▶ **WHAT YOU NEED TO DO**: Give the data below again, word for word.

▶ **SUPPLIED MATERIAL**:
## BEGIN

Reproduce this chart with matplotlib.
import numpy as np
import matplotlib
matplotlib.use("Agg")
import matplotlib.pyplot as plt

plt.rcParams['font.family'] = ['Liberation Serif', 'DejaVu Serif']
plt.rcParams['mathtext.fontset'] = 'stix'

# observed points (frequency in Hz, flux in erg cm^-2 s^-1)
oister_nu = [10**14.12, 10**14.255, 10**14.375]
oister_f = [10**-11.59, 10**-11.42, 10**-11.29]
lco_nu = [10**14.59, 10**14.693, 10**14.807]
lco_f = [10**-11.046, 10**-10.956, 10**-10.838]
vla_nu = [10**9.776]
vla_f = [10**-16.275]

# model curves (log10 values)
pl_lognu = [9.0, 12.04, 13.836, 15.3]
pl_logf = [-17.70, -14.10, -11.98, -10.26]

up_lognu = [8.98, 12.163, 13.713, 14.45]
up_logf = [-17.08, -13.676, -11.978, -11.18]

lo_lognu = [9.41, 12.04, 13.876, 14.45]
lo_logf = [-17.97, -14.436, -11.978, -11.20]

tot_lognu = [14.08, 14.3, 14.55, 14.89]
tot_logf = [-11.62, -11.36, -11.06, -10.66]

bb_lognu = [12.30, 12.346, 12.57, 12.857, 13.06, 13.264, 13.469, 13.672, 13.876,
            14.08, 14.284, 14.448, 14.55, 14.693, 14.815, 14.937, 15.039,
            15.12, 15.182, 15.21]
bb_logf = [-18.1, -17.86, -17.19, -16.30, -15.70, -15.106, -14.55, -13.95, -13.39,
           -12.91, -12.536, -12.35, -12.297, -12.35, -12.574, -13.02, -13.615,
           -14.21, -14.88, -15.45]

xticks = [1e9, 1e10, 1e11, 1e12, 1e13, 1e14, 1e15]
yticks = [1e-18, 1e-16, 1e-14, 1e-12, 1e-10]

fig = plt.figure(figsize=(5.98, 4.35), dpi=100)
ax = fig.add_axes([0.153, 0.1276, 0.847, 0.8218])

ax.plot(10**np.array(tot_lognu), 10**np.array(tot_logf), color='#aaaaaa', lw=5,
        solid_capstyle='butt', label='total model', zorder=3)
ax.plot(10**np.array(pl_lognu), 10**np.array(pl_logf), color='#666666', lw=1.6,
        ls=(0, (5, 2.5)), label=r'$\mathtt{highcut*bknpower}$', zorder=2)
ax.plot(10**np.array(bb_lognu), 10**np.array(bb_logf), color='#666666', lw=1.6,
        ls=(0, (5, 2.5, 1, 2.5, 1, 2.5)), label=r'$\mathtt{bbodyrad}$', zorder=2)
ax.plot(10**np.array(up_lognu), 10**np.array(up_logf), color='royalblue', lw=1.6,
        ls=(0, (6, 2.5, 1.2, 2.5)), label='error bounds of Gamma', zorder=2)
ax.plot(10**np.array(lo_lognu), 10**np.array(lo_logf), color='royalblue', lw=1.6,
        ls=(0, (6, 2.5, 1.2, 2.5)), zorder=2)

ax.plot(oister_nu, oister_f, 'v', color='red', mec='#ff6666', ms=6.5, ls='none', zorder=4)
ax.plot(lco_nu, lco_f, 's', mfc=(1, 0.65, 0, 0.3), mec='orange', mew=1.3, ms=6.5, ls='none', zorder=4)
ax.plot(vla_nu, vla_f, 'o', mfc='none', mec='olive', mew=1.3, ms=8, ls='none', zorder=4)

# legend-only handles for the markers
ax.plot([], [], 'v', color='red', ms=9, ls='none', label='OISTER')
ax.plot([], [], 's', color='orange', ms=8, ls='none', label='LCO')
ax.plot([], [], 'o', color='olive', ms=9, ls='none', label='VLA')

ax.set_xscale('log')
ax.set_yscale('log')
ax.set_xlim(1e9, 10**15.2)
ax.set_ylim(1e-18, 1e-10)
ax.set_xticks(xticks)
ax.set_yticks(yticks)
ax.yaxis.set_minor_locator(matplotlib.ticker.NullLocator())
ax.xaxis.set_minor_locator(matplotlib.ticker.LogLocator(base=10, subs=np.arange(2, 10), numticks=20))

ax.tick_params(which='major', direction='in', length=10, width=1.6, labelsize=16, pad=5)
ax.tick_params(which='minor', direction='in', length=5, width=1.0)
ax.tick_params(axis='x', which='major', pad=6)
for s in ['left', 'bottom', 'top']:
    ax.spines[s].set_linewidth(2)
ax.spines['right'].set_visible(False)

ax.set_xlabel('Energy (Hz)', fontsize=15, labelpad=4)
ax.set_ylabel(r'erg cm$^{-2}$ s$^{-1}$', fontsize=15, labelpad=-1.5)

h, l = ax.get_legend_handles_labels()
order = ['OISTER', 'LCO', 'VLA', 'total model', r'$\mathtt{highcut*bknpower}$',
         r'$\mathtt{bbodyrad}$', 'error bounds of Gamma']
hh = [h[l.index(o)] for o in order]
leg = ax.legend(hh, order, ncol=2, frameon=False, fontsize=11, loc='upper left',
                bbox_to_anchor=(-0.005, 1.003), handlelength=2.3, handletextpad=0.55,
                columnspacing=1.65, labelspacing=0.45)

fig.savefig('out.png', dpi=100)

## END

▶ **COMPLETED EXERCISE**:
Reproduce this chart with matplotlib.
import numpy as np
import matplotlib
matplotlib.use("Agg")
import matplotlib.pyplot as plt

plt.rcParams['font.family'] = ['Liberation Serif', 'DejaVu Serif']
plt.rcParams['mathtext.fontset'] = 'stix'

# observed points (frequency in Hz, flux in erg cm^-2 s^-1)
oister_nu = [10**14.12, 10**14.255, 10**14.375]
oister_f = [10**-11.59, 10**-11.42, 10**-11.29]
lco_nu = [10**14.59, 10**14.693, 10**14.807]
lco_f = [10**-11.046, 10**-10.956, 10**-10.838]
vla_nu = [10**9.776]
vla_f = [10**-16.275]

# model curves (log10 values)
pl_lognu = [9.0, 12.04, 13.836, 15.3]
pl_logf = [-17.70, -14.10, -11.98, -10.26]

up_lognu = [8.98, 12.163, 13.713, 14.45]
up_logf = [-17.08, -13.676, -11.978, -11.18]

lo_lognu = [9.41, 12.04, 13.876, 14.45]
lo_logf = [-17.97, -14.436, -11.978, -11.20]

tot_lognu = [14.08, 14.3, 14.55, 14.89]
tot_logf = [-11.62, -11.36, -11.06, -10.66]

bb_lognu = [12.30, 12.346, 12.57, 12.857, 13.06, 13.264, 13.469, 13.672, 13.876,
            14.08, 14.284, 14.448, 14.55, 14.693, 14.815, 14.937, 15.039,
            15.12, 15.182, 15.21]
bb_logf = [-18.1, -17.86, -17.19, -16.30, -15.70, -15.106, -14.55, -13.95, -13.39,
           -12.91, -12.536, -12.35, -12.297, -12.35, -12.574, -13.02, -13.615,
           -14.21, -14.88, -15.45]

xticks = [1e9, 1e10, 1e11, 1e12, 1e13, 1e14, 1e15]
yticks = [1e-18, 1e-16, 1e-14, 1e-12, 1e-10]

fig = plt.figure(figsize=(5.98, 4.35), dpi=100)
ax = fig.add_axes([0.153, 0.1276, 0.847, 0.8218])

ax.plot(10**np.array(tot_lognu), 10**np.array(tot_logf), color='#aaaaaa', lw=5,
        solid_capstyle='butt', label='total model', zorder=3)
ax.plot(10**np.array(pl_lognu), 10**np.array(pl_logf), color='#666666', lw=1.6,
        ls=(0, (5, 2.5)), label=r'$\mathtt{highcut*bknpower}$', zorder=2)
ax.plot(10**np.array(bb_lognu), 10**np.array(bb_logf), color='#666666', lw=1.6,
        ls=(0, (5, 2.5, 1, 2.5, 1, 2.5)), label=r'$\mathtt{bbodyrad}$', zorder=2)
ax.plot(10**np.array(up_lognu), 10**np.array(up_logf), color='royalblue', lw=1.6,
        ls=(0, (6, 2.5, 1.2, 2.5)), label='error bounds of Gamma', zorder=2)
ax.plot(10**np.array(lo_lognu), 10**np.array(lo_logf), color='royalblue', lw=1.6,
        ls=(0, (6, 2.5, 1.2, 2.5)), zorder=2)

ax.plot(oister_nu, oister_f, 'v', color='red', mec='#ff6666', ms=6.5, ls='none', zorder=4)
ax.plot(lco_nu, lco_f, 's', mfc=(1, 0.65, 0, 0.3), mec='orange', mew=1.3, ms=6.5, ls='none', zorder=4)
ax.plot(vla_nu, vla_f, 'o', mfc='none', mec='olive', mew=1.3, ms=8, ls='none', zorder=4)

# legend-only handles for the markers
ax.plot([], [], 'v', color='red', ms=9, ls='none', label='OISTER')
ax.plot([], [], 's', color='orange', ms=8, ls='none', label='LCO')
ax.plot([], [], 'o', color='olive', ms=9, ls='none', label='VLA')

ax.set_xscale('log')
ax.set_yscale('log')
ax.set_xlim(1e9, 10**15.2)
ax.set_ylim(1e-18, 1e-10)
ax.set_xticks(xticks)
ax.set_yticks(yticks)
ax.yaxis.set_minor_locator(matplotlib.ticker.NullLocator())
ax.xaxis.set_minor_locator(matplotlib.ticker.LogLocator(base=10, subs=np.arange(2, 10), numticks=20))

ax.tick_params(which='major', direction='in', length=10, width=1.6, labelsize=16, pad=5)
ax.tick_params(which='minor', direction='in', length=5, width=1.0)
ax.tick_params(axis='x', which='major', pad=6)
for s in ['left', 'bottom', 'top']:
    ax.spines[s].set_linewidth(2)
ax.spines['right'].set_visible(False)

ax.set_xlabel('Energy (Hz)', fontsize=15, labelpad=4)
ax.set_ylabel(r'erg cm$^{-2}$ s$^{-1}$', fontsize=15, labelpad=-1.5)

h, l = ax.get_legend_handles_labels()
order = ['OISTER', 'LCO', 'VLA', 'total model', r'$\mathtt{highcut*bknpower}$',
         r'$\mathtt{bbodyrad}$', 'error bounds of Gamma']
hh = [h[l.index(o)] for o in order]
leg = ax.legend(hh, order, ncol=2, frameon=False, fontsize=11, loc='upper left',
                bbox_to_anchor=(-0.005, 1.003), handlelength=2.3, handletextpad=0.55,
                columnspacing=1.65, labelspacing=0.45)

fig.savefig('out.png', dpi=100)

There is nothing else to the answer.